Radio station to 'wake up' U.S. with Elian billboards
BY ELAINE DE VALLE
A Miami Cuban radio station, trying to sway public opinion in
the Elian Gonzalez
custody clash, is launching a national billboard campaign.
Next month, 25 billboards denouncing the federal raid that took
the boy from his
family's Little Havana home will go up outside 22 major U.S.
airports, as well as in
San Juan, Puerto Rico, and the Dominican Republic, a Miami radio
station
announced this week.
The campaign is called ``Wake Up America.''
``We want to reach the Anglo and African-American people so they
understand
the problem of Elian and what really happened,'' said Jorge Rodriguez,
owner of
WWFE La Poderosa (670 AM).
``We want to show them that there is an injustice being committed
against the
boy, first in the violent form they took him out of the home,
and secondly in the
way they intend to send him back to a totalitarian system where
there are no
parental rights.''
The first billboards will show the now-famous photograph of Elian
in front of a
helmeted Border Patrol agent brandishing a submachine gun, accompanied
by a
quote from Thomas Jefferson: ``The God who gave us life gave
us liberty at the
same time. The hand of force may destroy but cannot disjoin them.''
Leasing the billboards for one month costs $228,000, Rodriguez
said. But he
believes the station can raise the money. They have collected
nearly $60,000 so
far, mostly small donations by radio listeners. ``We got 74 checks
today,''
Rodriguez said at 2 p.m. Friday.
He says Cuban Americans in some of the target cities -- including
New York,
Washington, Chicago, Houston, Los Angeles, Denver, San Francisco
and Little
Rock, capital of President Bill Clinton's home state -- will
help pay for the
billboards.
Carlos D'Mant, host of the 4 p.m. Rush Hour talk show, said he
came up with the
idea after hearing from frustrated listeners who could not understand
why the
American public would support the federal raid, as well as returning
the rafter boy
to Cuba with his father. Elian, who left Cuba with his mother,
was found at sea on
Thanksgiving Day. His mother drowned in the voyage.

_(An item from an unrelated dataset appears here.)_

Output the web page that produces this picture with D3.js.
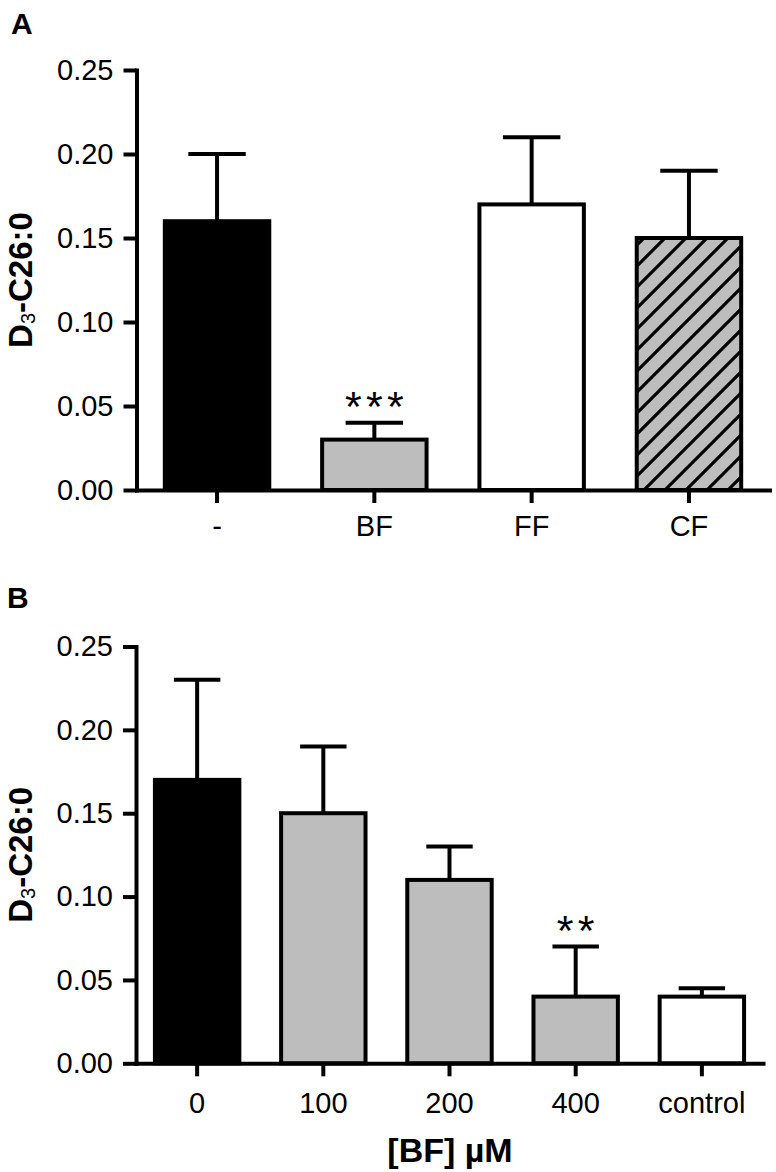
<!DOCTYPE html>
<html>
<head>
<meta charset="utf-8">
<script src="https://cdn.jsdelivr.net/npm/d3@7"></script>
<style>
  html, body { margin: 0; padding: 0; background: #fff; }
  svg { display: block; }
  text { font-family: "Liberation Sans", Arial, Helvetica, sans-serif; fill: #000; }
</style>
</head>
<body>
<svg id="chart" width="776" height="1172"></svg>
<script>
// ---- Data ----
const categoriesA = ["-", "BF", "FF", "CF"];
const valuesA = [0.16, 0.03, 0.17, 0.15];
const errorsA = [0.04, 0.01, 0.04, 0.04];
const signifA = ["", "***", "", ""];

const categoriesB = ["0", "100", "200", "400", "control"];
const valuesB = [0.17, 0.15, 0.11, 0.04, 0.04];
const errorsB = [0.06, 0.04, 0.02, 0.03, 0.005];
const signifB = ["", "", "", "**", ""];

const yTickValues = [0, 0.05, 0.10, 0.15, 0.20, 0.25];
const yTitleMain = "D";
const yTitleSub = "3";
const yTitleRest = "-C26:0";
const xTitleB = "[BF] µM";

// ---- Styles ----
const fillsA = ["#000000", "#bdbdbd", "#ffffff", "url(#hatch)"];
const fillsB = ["#000000", "#bdbdbd", "#bdbdbd", "#bdbdbd", "#ffffff"];
const SW = 4;

const svg = d3.select("#chart");
const defs = svg.append("defs");
const pat = defs.append("pattern")
  .attr("id", "hatch").attr("patternUnits", "userSpaceOnUse")
  .attr("width", 21).attr("height", 21);
pat.append("rect").attr("width", 21).attr("height", 21).attr("fill", "#bdbdbd");
pat.append("path")
  .attr("d", "M-5,5 L5,-5 M0,21 L21,0 M16,26 L26,16")
  .attr("stroke", "#000").attr("stroke-width", 3.2).attr("fill", "none");

function drawPanel(cfg) {
  const g = svg.append("g");
  const x = d3.scaleBand().domain(cfg.cats).range(cfg.xRange)
    .paddingInner(cfg.pi).paddingOuter(cfg.po);
  const y = d3.scaleLinear().domain([0, 0.25]).range(cfg.yRange);
  const data = cfg.cats.map((c, i) => ({c, v: cfg.vals[i], e: cfg.errs[i], f: cfg.fills[i], s: cfg.sig[i]}));
  const bw = x.bandwidth();
  const capW = bw * 0.55;

  // bars
  g.selectAll("rect.bar").data(data).join("rect")
    .attr("class", "bar")
    .attr("x", d => x(d.c)).attr("width", bw)
    .attr("y", d => y(d.v)).attr("height", d => y(0) - y(d.v))
    .attr("fill", d => d.f).attr("stroke", "#000").attr("stroke-width", SW);

  // error bars
  g.selectAll("line.err").data(data).join("line")
    .attr("class", "err")
    .attr("x1", d => x(d.c) + bw / 2).attr("x2", d => x(d.c) + bw / 2)
    .attr("y1", d => y(d.v)).attr("y2", d => y(d.v + d.e))
    .attr("stroke", "#000").attr("stroke-width", SW);
  g.selectAll("line.cap").data(data).join("line")
    .attr("class", "cap")
    .attr("x1", d => x(d.c) + bw / 2 - capW / 2).attr("x2", d => x(d.c) + bw / 2 + capW / 2)
    .attr("y1", d => y(d.v + d.e)).attr("y2", d => y(d.v + d.e))
    .attr("stroke", "#000").attr("stroke-width", SW);

  // significance stars
  data.filter(d => d.s).forEach(d => {
    const n = d.s.length;
    d3.range(n).forEach(i => {
      g.append("text")
        .attr("x", x(d.c) + bw / 2 + (i - (n - 1) / 2) * 21)
        .attr("y", y(d.v + d.e) - 2)
        .attr("text-anchor", "middle")
        .attr("font-size", 43)
        .text("*");
    });
  });

  // axes
  const yAxis = d3.axisLeft(y).tickValues(yTickValues).tickFormat(d3.format(".2f"))
    .tickSizeInner(13).tickSizeOuter(0).tickPadding(10);
  const ya = g.append("g").attr("transform", `translate(${cfg.xRange[0]},0)`).call(yAxis);
  const xAxis = d3.axisBottom(x).tickSizeInner(13).tickSizeOuter(0).tickPadding(cfg.xPad);
  const xa = g.append("g").attr("transform", `translate(0,${cfg.yRange[0]})`).call(xAxis);
  [ya, xa].forEach(a => {
    a.select(".domain").attr("stroke-width", SW).attr("stroke-linecap", "square");
    a.selectAll(".tick line").attr("stroke-width", SW);
    a.selectAll(".tick text").attr("font-size", 29).attr("font-family", null);
  });

  // y title
  const yMid = (cfg.yRange[0] + cfg.yRange[1]) / 2;
  const yt = g.append("text")
    .attr("transform", `translate(32,${yMid}) rotate(-90)`)
    .attr("text-anchor", "middle")
    .attr("font-size", 33).attr("font-weight", "bold");
  yt.append("tspan").text(yTitleMain);
  yt.append("tspan").attr("font-size", 20).attr("font-weight", "normal").attr("dy", 3).text(yTitleSub);
  yt.append("tspan").attr("dy", -3).text(yTitleRest);

  // panel letter
  g.append("text").attr("x", cfg.letterX).attr("y", cfg.letterY)
    .attr("font-size", 30).attr("font-weight", "bold").text(cfg.letter);
  return {x, y};
}

drawPanel({
  cats: categoriesA, vals: valuesA, errs: errorsA, fills: fillsA, sig: signifA,
  xRange: [136.5, 769.5], yRange: [490, 70], pi: 0.336, po: 0.18, xPad: 12,
  letter: "A", letterX: 11, letterY: 34
});
drawPanel({
  cats: categoriesB, vals: valuesB, errs: errorsB, fills: fillsB, sig: signifB,
  xRange: [136, 763], yRange: [1063.3, 646.5], pi: 0.331, po: 0.15, xPad: 16,
  letter: "B", letterX: 7, letterY: 608
});

svg.append("text").attr("x", 450).attr("y", 1162)
  .attr("text-anchor", "middle").attr("font-size", 34).attr("font-weight", "bold")
  .text(xTitleB);
</script>
</body>
</html>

``The listeners were frustrated,'' said D'Mant, who presented
the plan on the air
and was surprised by the response. ``I didn't expect it to take
off so well.''
People are walking in with donations topping about $7,000 a day,
D'Mant said.
``They range from $2 to the biggest so far, $500.'' The station
has also been
approached by other stations about a radio marathon.
Since the station can be heard and seen through the Internet,
people also called
from other states, D'Mant said.
And that was the point -- to take the message to middle America.
``I don't need anyone to give me four free billboards in Hialeah,''
D'Mant said.
``That's not where we need the message to go. I have nothing
to sell there.''
The first billboards are expected to go up as soon as June 3,
but Rodriguez said
the idea is to lease them for six months and change the message
periodically:
``We want to have a different message almost every month.'' Other
quotes tacked
on to the AP photo of the raid belong to Martin Luther King Jr.
and John F.
Kennedy.
The station and other exile groups have used advertising to try
to sway public
opinion before.
Billboards were leased in Canada and Spain to discourage tourism
to the
communist island and also at the Atlanta Olympics to send a message
to Cuban
delegates.
La Poderosa also was behind a campaign of postcards bearing the
image of Elian
and his mother which were addressed to the White House.